AVAILABLE RECORDS —
..............................
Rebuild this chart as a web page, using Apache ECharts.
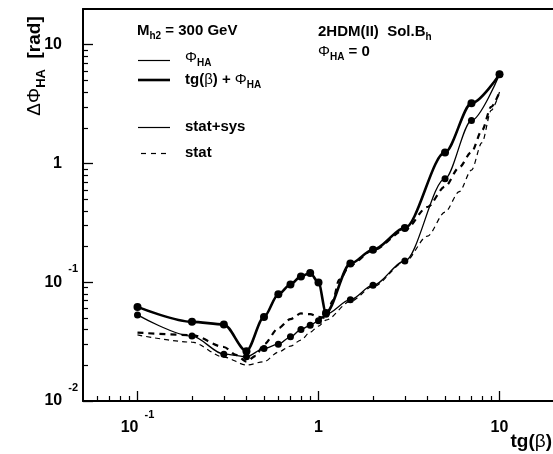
<!DOCTYPE html>
<html><head><meta charset="utf-8">
<script src="https://cdn.jsdelivr.net/npm/echarts@6/dist/echarts.min.js"></script>
<style>html,body{margin:0;padding:0;background:#fff}#c{width:553px;height:454px}</style>
</head><body><div id="c"></div>
<script>
// ---- data ----
const xMarks = [0.1, 0.2, 0.3, 0.4, 0.5, 0.6, 0.7, 0.8, 0.9, 1.0, 1.1, 1.5, 2, 3, 5, 7, 10];
const phiSys = [0.0531, 0.0352, 0.0248, 0.0236, 0.0277, 0.0301, 0.0347, 0.0400, 0.0434, 0.0473, 0.0538, 0.0713, 0.0944, 0.151, 0.745, 2.30, 5.63];
const tgPhiSys = [0.062, 0.0464, 0.0441, 0.0263, 0.051, 0.0793, 0.0957, 0.112, 0.1198, 0.0994, 0.0552, 0.1436, 0.188, 0.286, 1.24, 3.21, 5.63];
const xStatPhi = [0.1, 0.2, 0.3, 0.4, 0.5, 0.6, 0.7, 0.8, 0.9, 1.0, 1.1, 1.5, 2, 3, 4, 5, 6, 7, 8, 9, 10];
const phiStat = [0.036, 0.0313, 0.0234, 0.0201, 0.0214, 0.0258, 0.029, 0.0326, 0.038, 0.0427, 0.048, 0.069, 0.092, 0.148, 0.245, 0.39, 0.58, 0.88, 1.5, 2.8, 4.0];
const xStatTg = [0.1, 0.2, 0.3, 0.35, 0.4, 0.45, 0.5, 0.6, 0.7, 0.8, 0.9, 1.0, 1.1, 1.2, 1.3, 1.5, 2, 3, 4, 5, 6, 7, 8, 9, 10];
const tgStat = [0.0377, 0.0359, 0.0285, 0.0245, 0.0215, 0.024, 0.030, 0.041, 0.049, 0.0546, 0.0538, 0.0511, 0.050, 0.07, 0.105, 0.14, 0.186, 0.275, 0.43, 0.64, 0.93, 1.25, 1.9, 3.0, 4.0];
const xMajor = [0.1, 1, 10];
const xMinor = [0.06, 0.07, 0.08, 0.09, 0.2, 0.3, 0.4, 0.5, 0.6, 0.7, 0.8, 0.9, 2, 3, 4, 5, 6, 7, 8, 9];
const yMajor = [0.01, 0.1, 1, 10];
const yMinor = [0.02, 0.03, 0.04, 0.05, 0.06, 0.07, 0.08, 0.09, 0.2, 0.3, 0.4, 0.5, 0.6, 0.7, 0.8, 0.9, 2, 3, 4, 5, 6, 7, 8, 9];

const FF = '"Liberation Sans", Arial, Helvetica, sans-serif';
const chart = echarts.init(document.getElementById('c'), null, {renderer: 'canvas'});
const pairs = (xs, ys) => xs.map((x, i) => [x, ys[i]]);
const expOf = v => Math.round(Math.log10(v));

const labRich = {
  b: {fontSize: 16, fontWeight: 'bold', fontFamily: FF, color: '#000', lineHeight: 37, verticalAlign: 'middle'},
  sup: {fontSize: 11, fontWeight: 'bold', fontFamily: FF, color: '#000', lineHeight: 11, padding: [0, 0, 26, 6], verticalAlign: 'middle'},
  sp: {fontSize: 11, fontFamily: FF, width: 16, lineHeight: 11, verticalAlign: 'middle'}
};
function xFmt(v) {
  const e = expOf(v);
  if (e === 0) return '{b|1}';
  if (e === 1) return '{b|10}';
  return '{b|10}{sup|' + e + '}';
}
function yFmt(v) {
  const e = expOf(v);
  if (e === 0) return '{b|1}{sp| }';
  if (e === 1) return '{b|10}{sp| }';
  return '{b|10}{sup|' + e + '}';
}
const XMIN = 0.05, XMAX = 20, YMIN = 0.01, YMAX = 20;
const blk = '#000';

const txtRich = {
  m: {fontSize: 15, fontWeight: 'bold', fontFamily: FF, fill: blk, verticalAlign: 'middle'},
  s: {fontSize: 10, fontWeight: 'bold', fontFamily: FF, fill: blk, padding: [11, 0, 0, 0], verticalAlign: 'middle'},
  g: {fontSize: 15, fontWeight: 'normal', fontFamily: FF, fill: blk, verticalAlign: 'middle'},
  t: {fontSize: 19, fontWeight: 'bold', fontFamily: FF, fill: blk, verticalAlign: 'middle'},
  tg: {fontSize: 19, fontWeight: 'normal', fontFamily: FF, fill: blk, verticalAlign: 'middle'},
  ts: {fontSize: 13, fontWeight: 'bold', fontFamily: FF, fill: blk, padding: [13, 0, 0, 0], verticalAlign: 'middle'}
};
function T(x, y, text, extra) {
  return Object.assign({type: 'text', x: x, y: y, silent: true,
    style: {text: text, rich: txtRich, align: 'left', verticalAlign: 'middle', fill: blk, fontFamily: FF}}, extra || {});
}
function L(x1, x2, y, w, dash) {
  return {type: 'line', silent: true, shape: {x1: x1, y1: y, x2: x2, y2: y},
    style: {stroke: blk, lineWidth: w, lineDash: dash || null}};
}

const option = {
  animation: false,
  backgroundColor: '#fff',
  grid: {left: 83, top: 9, width: 471, height: 392, containLabel: false, outerBoundsMode: 'none', show: false},
  xAxis: [
    {type: 'log', logBase: 10, min: XMIN, max: XMAX, position: 'bottom',
      axisLine: {show: true, onZero: false, lineStyle: {color: blk, width: 2}},
      axisTick: {show: true, inside: true, length: 10, customValues: xMajor, lineStyle: {color: blk, width: 1.3}},
      axisLabel: {show: true, customValues: xMajor, margin: 8, formatter: xFmt, rich: labRich, hideOverlap: false},
      splitLine: {show: false}, minorTick: {show: false}},
    {type: 'log', logBase: 10, min: XMIN, max: XMAX, position: 'bottom',
      axisLine: {show: false, onZero: false},
      axisTick: {show: true, inside: true, length: 5, customValues: xMinor, lineStyle: {color: blk, width: 1.2}},
      axisLabel: {show: false}, splitLine: {show: false}},
    {type: 'log', logBase: 10, min: XMIN, max: XMAX, position: 'top',
      axisLine: {show: true, onZero: false, lineStyle: {color: blk, width: 2}},
      axisTick: {show: false}, axisLabel: {show: false}, splitLine: {show: false}}
  ],
  yAxis: [
    {type: 'log', logBase: 10, min: YMIN, max: YMAX, position: 'left',
      axisLine: {show: true, onZero: false, lineStyle: {color: blk, width: 2}},
      axisTick: {show: true, inside: true, length: 10, customValues: yMajor, lineStyle: {color: blk, width: 1.3}},
      axisLabel: {show: true, customValues: yMajor, margin: 5, formatter: yFmt, rich: labRich, hideOverlap: false},
      splitLine: {show: false}, minorTick: {show: false}},
    {type: 'log', logBase: 10, min: YMIN, max: YMAX, position: 'left',
      axisLine: {show: false, onZero: false},
      axisTick: {show: true, inside: true, length: 5, customValues: yMinor, lineStyle: {color: blk, width: 1.2}},
      axisLabel: {show: false}, splitLine: {show: false}}
  ],
  series: [
    {name: 'stat phi', type: 'line', xAxisIndex: 0, yAxisIndex: 0, data: pairs(xStatPhi, phiStat),
      symbol: 'none', smooth: 0.3, smoothMonotone: 'x', silent: true, z: 2,
      lineStyle: {color: blk, width: 1.2, type: [5, 4]}},
    {name: 'stat tg', type: 'line', xAxisIndex: 0, yAxisIndex: 0, data: pairs(xStatTg, tgStat),
      symbol: 'none', smooth: 0.3, smoothMonotone: 'x', silent: true, z: 3,
      lineStyle: {color: blk, width: 2.2, type: [6, 5]}},
    {name: 'sys phi', type: 'line', xAxisIndex: 0, yAxisIndex: 0, data: pairs(xMarks, phiSys),
      symbol: 'circle', symbolSize: 7, smooth: 0.3, smoothMonotone: 'x', silent: true, z: 4,
      itemStyle: {color: blk}, lineStyle: {color: blk, width: 1.3}},
    {name: 'sys tg', type: 'line', xAxisIndex: 0, yAxisIndex: 0, data: pairs(xMarks, tgPhiSys),
      symbol: 'circle', symbolSize: 8, smooth: 0.3, smoothMonotone: 'x', silent: true, z: 5,
      itemStyle: {color: blk}, lineStyle: {color: blk, width: 2.6}}
  ],
  graphic: [
    T(137, 31, '{m|M}{s|h2}{m| = 300 GeV}'),
    L(138, 170, 60.5, 1.2),
    T(185, 58, '{g|Φ}{s|HA}'),
    L(138, 170, 80, 2.6),
    T(185, 80, '{m|tg(}{g|β}{m|) + }{g|Φ}{s|HA}'),
    L(138, 170, 127.5, 1.2),
    T(185, 127, '{m|stat+sys}'),
    L(141, 170, 153.5, 1.2, [5, 5]),
    T(185, 153, '{m|stat}'),
    T(318, 32, '{m|2HDM(II)  Sol.B}{s|h}'),
    T(318, 52, '{g|Φ}{s|HA}{m| = 0}'),
    T(552, 442, '{t|tg(}{tg|β}{t|)}', {style: {text: '{t|tg(}{tg|β}{t|)}', rich: txtRich, align: 'right', verticalAlign: 'middle'}}),
    T(35, 66, '{tg|ΔΦ}{ts|HA}{t|  [rad]}', {rotation: Math.PI / 2, style: {text: '{tg|ΔΦ}{ts|HA}{t|  [rad]}', rich: txtRich, align: 'center', verticalAlign: 'middle'}})
  ]
};
chart.setOption(option);
</script>
</body></html>
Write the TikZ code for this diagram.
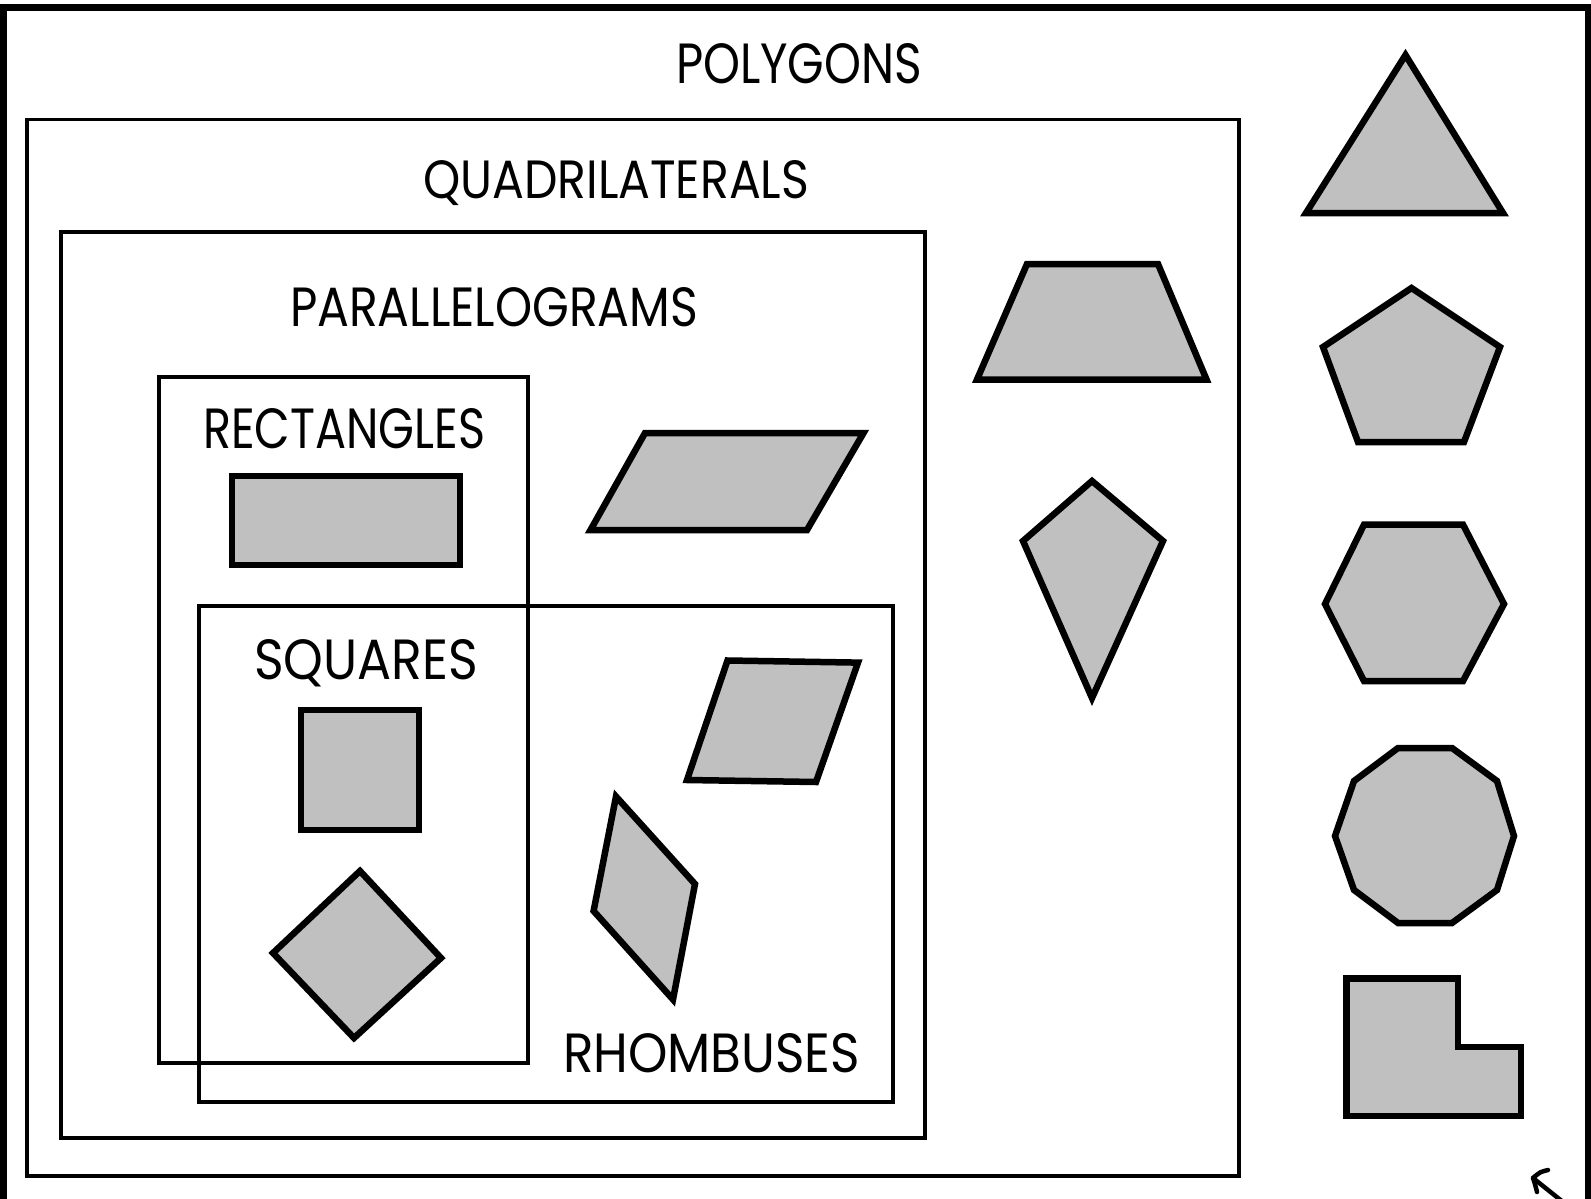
\documentclass[tikz,border=0pt]{standalone}
\usepackage{fontspec}
\setmainfont{Poppins}
\definecolor{shapegray}{RGB}{192,192,192}
\newcommand{\lbltxt}[3]{\resizebox{#1pt}{#2pt}{#3}}
\begin{document}
\begin{tikzpicture}[x=1pt,y=-1pt,
  setbox/.style={draw=black,line width=3.6pt},
  frame/.style={draw=black,line width=7pt},
  poly/.style={draw=black,fill=shapegray,line width=6.5pt,line join=miter},
  lab/.style={inner sep=0pt,outer sep=0pt,anchor=base west}]
\useasboundingbox (0,0) rectangle (1591,1199);
\clip (0,0) rectangle (1591,1199);
\fill[white] (0,0) rectangle (1591,1199);
% frames
\draw[frame] (3,7.5) rectangle (1588,1202);
\draw[setbox] (27,119.5) rectangle (1239,1176);
\draw[setbox] (61,232) rectangle (925,1138);
\draw[setbox] (159,377) rectangle (528,1063);
\draw[setbox] (199,606) rectangle (893,1102);
% labels
\node[lab] (polygons) at (676,84) {\lbltxt{246}{40}{POLYGONS}};
\node[lab] (quads) at (423,198) {\lbltxt{386}{38}{QUADRILATERALS}};
\node[lab] (paras) at (290,326) {\lbltxt{408}{39}{PARALLELOGRAMS}};
\node[lab] (rects) at (203,448) {\lbltxt{282}{40}{RECTANGLES}};
\node[lab] (squares) at (254,679) {\lbltxt{224}{40}{SQUARES}};
\node[lab] (rhombs) at (563,1072) {\lbltxt{297}{39}{RHOMBUSES}};
% shapes inside
\draw[poly] (232,476) rectangle (460,565);
\draw[poly] (645,433) -- (863.5,433) -- (807,530) -- (590.5,530) -- cycle;
\draw[poly] (301,710) rectangle (419,830);
\draw[poly] (360,871) -- (441,958) -- (354,1038) -- (273,953) -- cycle;
\draw[poly] (727.5,660.5) -- (858,662.6) -- (816,782) -- (687,780) -- cycle;
\draw[poly] (616,796.5) -- (695,884) -- (673,999.5) -- (593.6,911) -- cycle;
% quadrilaterals outside parallelograms
\draw[poly] (1027,264) -- (1158,264) -- (1206.5,379.5) -- (977,379.5) -- cycle;
\draw[poly] (1092,481) -- (1163,541) -- (1092,698) -- (1023,541) -- cycle;
% other polygons
\draw[poly] (1405.5,55) -- (1503,213) -- (1306,213) -- cycle;
\draw[poly] (1411.5,288) -- (1500,347) -- (1464,442) -- (1358,442) -- (1323,347) -- cycle;
\draw[poly] (1364,524.6) -- (1463,524.6) -- (1504,604) -- (1463,681) -- (1364,681) -- (1325,604) -- cycle;
\draw[poly] (1398,748) -- (1452,748) -- (1497,781) -- (1514,836) -- (1497,890) -- (1452,923) -- (1398,923) -- (1354,890) -- (1335,836) -- (1354,781) -- cycle;
\draw[poly] (1346.5,978.5) -- (1458,978.5) -- (1458,1047) -- (1521,1047) -- (1521,1116) -- (1346.5,1116) -- cycle;
% cursor
\coordinate (tip) at (1533,1178);
\draw[line width=4.5pt,line cap=round,line join=round] (1548,1170) .. controls (1540,1172) .. (tip) .. controls (1535,1184) .. (1537,1192);
\draw[line width=4.5pt,line cap=round] (tip) -- (1563,1202);
\end{tikzpicture}
\end{document}
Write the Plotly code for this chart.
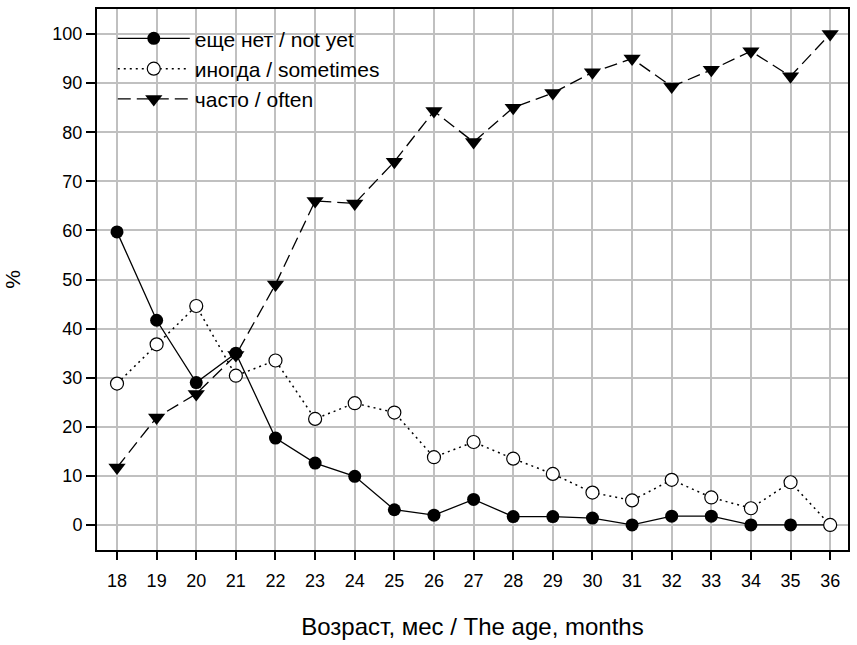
..............................
REQUIREMENTS —
Repeat exactly the lines from the first line of the records above through the line containing "const expOf = v => Math.round(Math.log10(v));", leaving out the pictures.

FINISHED ANSWER —
Rebuild this chart as a web page, using Apache ECharts.
<!DOCTYPE html>
<html><head><meta charset="utf-8">
<script src="https://cdn.jsdelivr.net/npm/echarts@6/dist/echarts.min.js"></script>
<style>html,body{margin:0;padding:0;background:#fff}#c{width:553px;height:454px}</style>
</head><body><div id="c"></div>
<script>
// ---- data ----
const xMarks = [0.1, 0.2, 0.3, 0.4, 0.5, 0.6, 0.7, 0.8, 0.9, 1.0, 1.1, 1.5, 2, 3, 5, 7, 10];
const phiSys = [0.0531, 0.0352, 0.0248, 0.0236, 0.0277, 0.0301, 0.0347, 0.0400, 0.0434, 0.0473, 0.0538, 0.0713, 0.0944, 0.151, 0.745, 2.30, 5.63];
const tgPhiSys = [0.062, 0.0464, 0.0441, 0.0263, 0.051, 0.0793, 0.0957, 0.112, 0.1198, 0.0994, 0.0552, 0.1436, 0.188, 0.286, 1.24, 3.21, 5.63];
const xStatPhi = [0.1, 0.2, 0.3, 0.4, 0.5, 0.6, 0.7, 0.8, 0.9, 1.0, 1.1, 1.5, 2, 3, 4, 5, 6, 7, 8, 9, 10];
const phiStat = [0.036, 0.0313, 0.0234, 0.0201, 0.0214, 0.0258, 0.029, 0.0326, 0.038, 0.0427, 0.048, 0.069, 0.092, 0.148, 0.245, 0.39, 0.58, 0.88, 1.5, 2.8, 4.0];
const xStatTg = [0.1, 0.2, 0.3, 0.35, 0.4, 0.45, 0.5, 0.6, 0.7, 0.8, 0.9, 1.0, 1.1, 1.2, 1.3, 1.5, 2, 3, 4, 5, 6, 7, 8, 9, 10];
const tgStat = [0.0377, 0.0359, 0.0285, 0.0245, 0.0215, 0.024, 0.030, 0.041, 0.049, 0.0546, 0.0538, 0.0511, 0.050, 0.07, 0.105, 0.14, 0.186, 0.275, 0.43, 0.64, 0.93, 1.25, 1.9, 3.0, 4.0];
const xMajor = [0.1, 1, 10];
const xMinor = [0.06, 0.07, 0.08, 0.09, 0.2, 0.3, 0.4, 0.5, 0.6, 0.7, 0.8, 0.9, 2, 3, 4, 5, 6, 7, 8, 9];
const yMajor = [0.01, 0.1, 1, 10];
const yMinor = [0.02, 0.03, 0.04, 0.05, 0.06, 0.07, 0.08, 0.09, 0.2, 0.3, 0.4, 0.5, 0.6, 0.7, 0.8, 0.9, 2, 3, 4, 5, 6, 7, 8, 9];

const FF = '"Liberation Sans", Arial, Helvetica, sans-serif';
const chart = echarts.init(document.getElementById('c'), null, {renderer: 'canvas'});
const pairs = (xs, ys) => xs.map((x, i) => [x, ys[i]]);
const expOf = v => Math.round(Math.log10(v));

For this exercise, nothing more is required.